Line 300; the increases or decreases in parameters were clarified according to WMH-BHQ.

Line 317-323; we explained A and B in Figure 4b in detail.

Line 363; we changed MWH to WMH.

Line 397-399; the possible ceiling effect was described as another explanation that HT+DM yielded lower WMH-BHQs than double morbidities.

Reviewer 2 Report

The work proposes a new healthcare quotient for classification of cerebral white matter hyperintensity.
It is interesting and pertinent. Please find below additional comments:

* line 169-170: "All participants...": remove sentence since mentioned in later paragraph
* section Methods/Participants: did the authors ensure that patients did not show up at Brain Dock several
times, e.g. because of a renewed control check-up ? If it is ensured that no such doubled
occurrences happend, please mention it.
* section from lines 173-184 repeats the content of the Table 2. Please remove.
* line 208: what is LA ?
* line 209: what is (K,P) ?
* line 222: WMNV --> WMHV
* line 249: "in Methods": the line is written in the Methods section itself, the authors may
replace "Methods" by "the upper paragraphs".
* line 309-310: "...all pairwise comparisons to be significant" : significant different ?
* enlarge all labels of all axis in all figures.
* Caption of Figure 1: mention what the numbers in figure panels mean (age decades).

Author Response

To reviewer #2

line 169-170; “ All participants…” was removed.

We added the explanation that participants underwent the Brain Dock health checkups only once.

line 173-184; These parts were totally removed.

line 208; We changed LA to WMH.

line 209; K.P. is the first author’s initial. We explained it.

line 222; We changed WMNV to WMHV.

line 249; We changed “Methods” to “the upper paragraphs”.

line 309-310; We changed “significant” to “significantly different”. We enlarged all labels of all axis in all figures.

Ade decades were explained in the caption of Figure1.

Reviewer 3 Report

The authors propose the use of MRI based white matter assessment as a predictive tool for neurovascular ischaemic pathologies.
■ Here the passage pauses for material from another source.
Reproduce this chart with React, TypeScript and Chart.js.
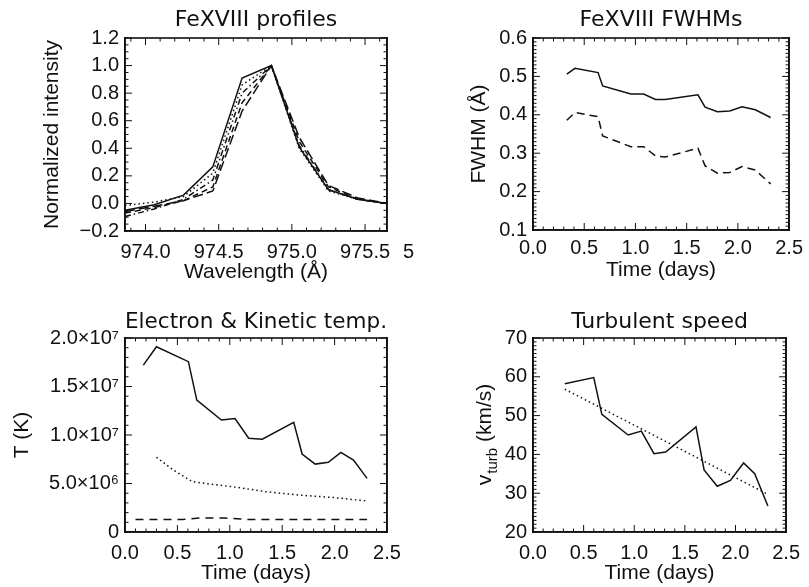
import React, { useEffect, useRef } from "react";
import { Chart, registerables } from "chart.js";

Chart.register(...registerables);

// ---------------- Data ----------------
// Panel 1: FeXVIII profiles
const wavelengths = [973.86, 974.06, 974.26, 974.46, 974.66, 974.86, 975.05, 975.25, 975.45, 975.65];
const profileSolid = [-0.05, -0.01, 0.06, 0.265, 0.91, 1.0, 0.41, 0.1, 0.03, 0.0];
const profileDotted = [-0.015, 0.01, 0.05, 0.22, 0.86, 1.0, 0.4, 0.09, 0.03, 0.0];
const profileDashDot = [-0.095, -0.04, 0.03, 0.17, 0.8, 1.0, 0.42, 0.1, 0.03, 0.0];
const profileDashed = [-0.07, -0.03, 0.02, 0.12, 0.73, 1.0, 0.45, 0.12, 0.03, 0.0];
const profileLongDash = [-0.06, -0.02, 0.02, 0.09, 0.67, 1.0, 0.48, 0.13, 0.04, 0.0];
const profileXTicks = [974.0, 974.5, 975.0, 975.5];
const profileXLabels = ["974.0", "974.5", "975.0", "975.5"];
const profileYTicks = [-0.2, 0, 0.2, 0.4, 0.6, 0.8, 1.0, 1.2];
const profileYLabels = ["\u22120.2", "0.0", "0.2", "0.4", "0.6", "0.8", "1.0", "1.2"];
const strayLabel = "5";

// Panel 2: FeXVIII FWHMs
const fwhmTimes = [0.33, 0.41, 0.635, 0.68, 0.955, 1.08, 1.195, 1.29, 1.61, 1.68, 1.8, 1.92, 2.04, 2.17, 2.32];
const fwhmSolid = [0.506, 0.521, 0.51, 0.475, 0.454, 0.454, 0.44, 0.44, 0.452, 0.42, 0.408, 0.41, 0.421, 0.413, 0.393];
const fwhmDashed = [0.386, 0.406, 0.395, 0.345, 0.317, 0.317, 0.293, 0.29, 0.313, 0.267, 0.248, 0.25, 0.265, 0.256, 0.22];
const fwhmTicks = [0.1, 0.2, 0.3, 0.4, 0.5, 0.6];
const fwhmLabels = ["0.1", "0.2", "0.3", "0.4", "0.5", "0.6"];

// Shared time axis
const timeTicks = [0, 0.5, 1.0, 1.5, 2.0, 2.5];
const timeLabels = ["0.0", "0.5", "1.0", "1.5", "2.0", "2.5"];

// Panel 3: Electron & Kinetic temp.
const electronTimes = [0.175, 0.3, 0.605, 0.685, 0.92, 1.05, 1.18, 1.31, 1.61, 1.69, 1.815, 1.94, 2.06, 2.18, 2.31];
const electronTemp = [1.72e7, 1.91e7, 1.756e7, 1.36e7, 1.155e7, 1.17e7, 0.966e7, 0.956e7, 1.13e7, 0.804e7, 0.7e7, 0.718e7, 0.82e7, 0.742e7, 0.553e7];
const kineticTimes = [0.3, 0.46, 0.64, 0.8, 1.04, 1.35, 1.67, 1.99, 2.31];
const kineticTemp = [7.7e6, 6.4e6, 5.2e6, 4.95e6, 4.65e6, 4.15e6, 3.8e6, 3.55e6, 3.2e6];
const ionTimes = [0.1, 0.55, 0.72, 0.95, 1.15, 2.31];
const ionTemp = [1.3e6, 1.3e6, 1.45e6, 1.45e6, 1.3e6, 1.3e6];
const tempTicks = [0, 5e6, 1e7, 1.5e7, 2e7];
const tempLabels = ["0", "5.0\u00d710\u2076", "1.0\u00d710\u2077", "1.5\u00d710\u2077", "2.0\u00d710\u2077"];

// Panel 4: Turbulent speed
const turbTimes = [0.314, 0.6, 0.68, 0.94, 1.07, 1.195, 1.31, 1.61, 1.69, 1.82, 1.95, 2.08, 2.19, 2.32];
const turbSpeed = [58.2, 59.8, 50.3, 45.0, 46.0, 40.2, 40.6, 47.1, 36.0, 31.8, 33.3, 37.8, 35.0, 26.7];
const fitTimes = [0.314, 2.32];
const fitSpeed = [56.8, 29.7];
const turbTicks = [20, 30, 40, 50, 60, 70];
const turbLabels = ["20", "30", "40", "50", "60", "70"];
const turbTitleMain = "v";
const turbTitleSub = "turb";
const turbTitleUnits = " (km/s)";

// ---------------- Styling ----------------
const INK = "#111111";
const SANS = "'Liberation Sans', Arial, sans-serif";
const tickFont = () => ({ family: SANS, size: 20 });
const axisFont = () => ({ family: SANS, size: 21 });
const titleFont = () => ({ family: "'DejaVu Sans', sans-serif", size: 22, weight: "normal" });
const frameBorder = () => ({ display: true, color: INK, width: 1.6 });

const DOT = [1.5, 3];
const DASH = [6, 4];
const DASHDOT = [6, 3, 1.5, 3];
const LONGDASH = [10, 4];

const series = (xs: number[], ys: number[], dash: number[] = []) => ({
  data: xs.map((x, i) => ({ x, y: ys[i] })),
  showLine: true,
  borderColor: INK,
  borderWidth: 1.5,
  borderDash: dash.slice(),
  pointRadius: 0,
  fill: false,
  tension: 0,
});

function framePlugin(o: {
  xMajor: number;
  xMinor: number;
  yMajor: number;
  yMinor: number;
  extra?: (ctx: any, chart: any) => void;
}) {
  return {
    id: "idlFrame",
    afterDraw(chart: any) {
      const ctx = chart.ctx;
      const a = chart.chartArea;
      ctx.save();
      ctx.fillStyle = INK;
      ctx.fillRect(a.left - 0.8, a.top - 0.8, a.right - a.left + 1.6, 1.6);
      ctx.fillRect(a.left - 0.8, a.bottom - 0.8, a.right - a.left + 1.6, 1.6);
      ctx.fillRect(a.left - 0.8, a.top - 0.8, 1.6, a.bottom - a.top + 1.6);
      ctx.fillRect(a.right - 0.8, a.top - 0.8, 1.6, a.bottom - a.top + 1.6);
      try {
        const sx = chart.scales.x;
        const sy = chart.scales.y;
        const xn0 = Math.ceil(sx.min / o.xMinor - 1e-6);
        const xn1 = Math.floor(sx.max / o.xMinor + 1e-6);
        for (let k = xn0; k <= xn1; k++) {
          const v = k * o.xMinor;
          const r = v / o.xMajor;
          const len = Math.abs(r - Math.round(r)) < 1e-6 ? 7 : 3.5;
          const px = sx.getPixelForValue(v);
          ctx.fillRect(px - 0.5, a.bottom - len, 1, len);
          ctx.fillRect(px - 0.5, a.top, 1, len);
        }
        const yn0 = Math.ceil(sy.min / o.yMinor - 1e-6);
        const yn1 = Math.floor(sy.max / o.yMinor + 1e-6);
        for (let k = yn0; k <= yn1; k++) {
          const v = k * o.yMinor;
          const r = v / o.yMajor;
          const len = Math.abs(r - Math.round(r)) < 1e-6 ? 7 : 3.5;
          const py = sy.getPixelForValue(v);
          ctx.fillRect(a.left, py - 0.5, len, 1);
          ctx.fillRect(a.right - len, py - 0.5, len, 1);
        }
      } catch (e) {
        // keep drawing
      }
      if (o.extra) o.extra(ctx, chart);
      ctx.restore();
    },
  };
}

type PanelOpts = {
  datasets: any[];
  xMin: number;
  xMax: number;
  xTicks: number[];
  xLabels: string[];
  xTickPad: number;
  xTitle: string;
  xTitlePad: number;
  xAxisH: number;
  yMin: number;
  yMax: number;
  yTicks: number[];
  yLabels: string[];
  yTitle: string | null;
  yTitlePad: number;
  yAxisW: number;
  rightW: number;
  title: string;
  titlePadTop: number;
  titlePadBottom: number;
  frame: any;
};

function buildConfig(p: PanelOpts): any {
  return {
    type: "scatter",
    data: { datasets: p.datasets },
    plugins: [p.frame],
    options: {
      animation: false,
      responsive: false,
      devicePixelRatio: 1,
      events: [],
      layout: { padding: 0 },
      plugins: {
        legend: { display: false },
        tooltip: { enabled: false },
        title: {
          display: true,
          fullSize: false,
          text: p.title,
          color: INK,
          font: titleFont(),
          padding: { top: p.titlePadTop, bottom: p.titlePadBottom },
        },
      },
      scales: {
        x: {
          type: "linear",
          position: "bottom",
          min: p.xMin,
          max: p.xMax,
          afterBuildTicks: (s: any) => {
            s.ticks = p.xTicks.map((v) => ({ value: v }));
          },
          afterTickToLabelConversion: (s: any) => {
            s.ticks.forEach((t: any, i: number) => {
              t.label = p.xLabels[i];
            });
          },
          afterFit: (s: any) => {
            s.height = p.xAxisH;
          },
          grid: { display: false, drawTicks: false },
          border: frameBorder(),
          ticks: {
            color: INK,
            font: tickFont(),
            padding: p.xTickPad,
            autoSkip: false,
            maxRotation: 0,
          },
          title: {
            display: true,
            text: p.xTitle,
            color: INK,
            font: axisFont(),
            padding: { top: 0, bottom: p.xTitlePad },
          },
        },
        y: {
          type: "linear",
          position: "left",
          min: p.yMin,
          max: p.yMax,
          afterBuildTicks: (s: any) => {
            s.ticks = p.yTicks.map((v) => ({ value: v }));
          },
          afterTickToLabelConversion: (s: any) => {
            s.ticks.forEach((t: any, i: number) => {
              t.label = p.yLabels[i];
            });
          },
          afterFit: (s: any) => {
            s.width = p.yAxisW;
          },
          grid: { display: false, drawTicks: false },
          border: frameBorder(),
          ticks: {
            color: INK,
            font: tickFont(),
            padding: 6,
            autoSkip: false,
          },
          title: {
            display: p.yTitle !== null,
            text: p.yTitle ?? "",
            color: INK,
            font: axisFont(),
            padding: { top: p.yTitlePad, bottom: 0 },
          },
        },
        rightPad: {
          type: "linear",
          position: "right",
          axis: "y",
          display: true,
          grid: { display: false, drawTicks: false },
          border: frameBorder(),
          ticks: { display: false },
          afterFit: (s: any) => {
            s.width = p.rightW;
          },
        },
      },
    },
  };
}

function ChartBox(props: { left: number; top: number; width: number; height: number; make: () => any }) {
  const ref = useRef<HTMLCanvasElement>(null);
  useEffect(() => {
    const chart = new Chart(ref.current as HTMLCanvasElement, props.make());
    return () => chart.destroy();
  }, []);
  return (
    <canvas
      ref={ref}
      width={props.width}
      height={props.height}
      style={{ position: "absolute", left: props.left, top: props.top, width: props.width, height: props.height }}
    />
  );
}

const makeProfiles = () =>
  buildConfig({
    datasets: [
      series(wavelengths, profileLongDash, LONGDASH),
      series(wavelengths, profileDashed, DASH),
      series(wavelengths, profileDashDot, DASHDOT),
      series(wavelengths, profileDotted, DOT),
      series(wavelengths, profileSolid),
    ],
    xMin: 973.86,
    xMax: 975.65,
    xTicks: profileXTicks,
    xLabels: profileXLabels,
    xTickPad: 9,
    xTitle: "Wavelength (\u00c5)",
    xTitlePad: 5.4,
    xAxisH: 59,
    yMin: -0.2,
    yMax: 1.2,
    yTicks: profileYTicks,
    yLabels: profileYLabels,
    yTitle: "Normalized intensity",
    yTitlePad: 39.4,
    yAxisW: 125,
    rightW: 33,
    title: "FeXVIII profiles",
    titlePadTop: 6.8,
    titlePadBottom: 4.8,
    frame: framePlugin({
      xMajor: 0.5,
      xMinor: 0.1,
      yMajor: 0.2,
      yMinor: 0.05,
      extra: (ctx, chart) => {
        const a = chart.chartArea;
        ctx.fillStyle = INK;
        ctx.font = `20px ${SANS}`;
        ctx.textAlign = "left";
        ctx.textBaseline = "middle";
        ctx.fillText(strayLabel, 403, a.bottom + 21);
      },
    }),
  });

const makeFwhm = () =>
  buildConfig({
    datasets: [series(fwhmTimes, fwhmSolid), series(fwhmTimes, fwhmDashed, [8, 5])],
    xMin: 0,
    xMax: 2.5,
    xTicks: timeTicks,
    xLabels: timeLabels,
    xTickPad: 6,
    xTitle: "Time (days)",
    xTitlePad: 7.4,
    xAxisH: 60,
    yMin: 0.1,
    yMax: 0.6,
    yTicks: fwhmTicks,
    yLabels: fwhmLabels,
    yTitle: "FWHM (\u00c5)",
    yTitlePad: 46.9,
    yAxisW: 113,
    rightW: 13,
    title: "FeXVIII FWHMs",
    titlePadTop: 6.8,
    titlePadBottom: 4.8,
    frame: framePlugin({ xMajor: 0.5, xMinor: 0.1, yMajor: 0.1, yMinor: 0.01 }),
  });

const makeTemps = () =>
  buildConfig({
    datasets: [
      series(electronTimes, electronTemp),
      series(kineticTimes, kineticTemp, DOT),
      series(ionTimes, ionTemp, [8, 6]),
    ],
    xMin: 0,
    xMax: 2.5,
    xTicks: timeTicks,
    xLabels: timeLabels,
    xTickPad: 9,
    xTitle: "Time (days)",
    xTitlePad: 1.4,
    xAxisH: 55,
    yMin: 0,
    yMax: 2e7,
    yTicks: tempTicks,
    yLabels: tempLabels,
    yTitle: "T (K)",
    yTitlePad: 9.4,
    yAxisW: 125,
    rightW: 33,
    title: "Electron & Kinetic temp.",
    titlePadTop: 18.8,
    titlePadBottom: 2.8,
    frame: framePlugin({ xMajor: 0.5, xMinor: 0.1, yMajor: 5e6, yMinor: 1e6 }),
  });

const makeTurb = () =>
  buildConfig({
    datasets: [series(turbTimes, turbSpeed), series(fitTimes, fitSpeed, DOT)],
    xMin: 0,
    xMax: 2.5,
    xTicks: timeTicks,
    xLabels: timeLabels,
    xTickPad: 9,
    xTitle: "Time (days)",
    xTitlePad: 1.4,
    xAxisH: 55,
    yMin: 20,
    yMax: 70,
    yTicks: turbTicks,
    yLabels: turbLabels,
    yTitle: null,
    yTitlePad: 0,
    yAxisW: 113,
    rightW: 13,
    title: "Turbulent speed",
    titlePadTop: 18.8,
    titlePadBottom: 2.8,
    frame: framePlugin({
      xMajor: 0.5,
      xMinor: 0.1,
      yMajor: 10,
      yMinor: 1,
      extra: (ctx, chart) => {
        const a = chart.chartArea;
        const bx = a.left - 42.5;
        const cy = (a.top + a.bottom) / 2;
        ctx.fillStyle = INK;
        ctx.translate(bx, cy);
        ctx.rotate(-Math.PI / 2);
        ctx.textAlign = "left";
        ctx.textBaseline = "alphabetic";
        const mainF = `21px ${SANS}`;
        const subF = `15px ${SANS}`;
        ctx.font = mainF;
        const wv = ctx.measureText(turbTitleMain).width;
        const wu = ctx.measureText(turbTitleUnits).width;
        ctx.font = subF;
        const ws = ctx.measureText(turbTitleSub).width;
        const x0 = -(wv + ws + wu) / 2;
        ctx.font = mainF;
        ctx.fillText(turbTitleMain, x0, 0);
        ctx.font = subF;
        ctx.fillText(turbTitleSub, x0 + wv + 1, 6);
        ctx.font = mainF;
        ctx.fillText(turbTitleUnits, x0 + wv + ws + 1, 0);
      },
    }),
  });

export default function App() {
  return (
    <div
      style={{
        position: "absolute",
        left: 0,
        top: 0,
        width: 809,
        height: 587,
        overflow: "hidden",
        background: "#fff",
      }}
    >
      <ChartBox left={0} top={0} width={420} height={290} make={makeProfiles} />
      <ChartBox left={420} top={0} width={389} height={290} make={makeFwhm} />
      <ChartBox left={0} top={290} width={420} height={297} make={makeTemps} />
      <ChartBox left={420} top={290} width={389} height={297} make={makeTurb} />
    </div>
  );
}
I enjoyed reading the article and would ask only one additional comment to be added in the discussion session:

In the near future, MRI parameters could be assessed through artificial intelligence pivoting on data mining (Garg R et al., 2019; Schirmer MD, et al., 2019) Such approach together with the identification of biomarkers based on novel nanotechnology or biomedical engineering platforms would allow to propose new biosignatures for risk stratification in neurovascular patients (Ganau L et al., 2018).

References:

Garg R, et al. Automating Ischemic Stroke Subtype Classification using machine learning and natural language processing. J Stroke Cerebrovasc Dis. 2019

Schirmer MD, et al. White matter hyperintensity quantification in large scale clinical acute ischemic stroke cohort. The MRI-GENIE study. Neuroimage Clin. 2019   Ganau L, et al. Understanding the mmMlinpathological basis of neurological diseases through diagnostic platforms based on innovations in biomedical engineering: new concepts and theranostic perspectives. Medicines (Basel). 2018      

Author Response

To reviewer #3

The comment with three references was added in Discussion.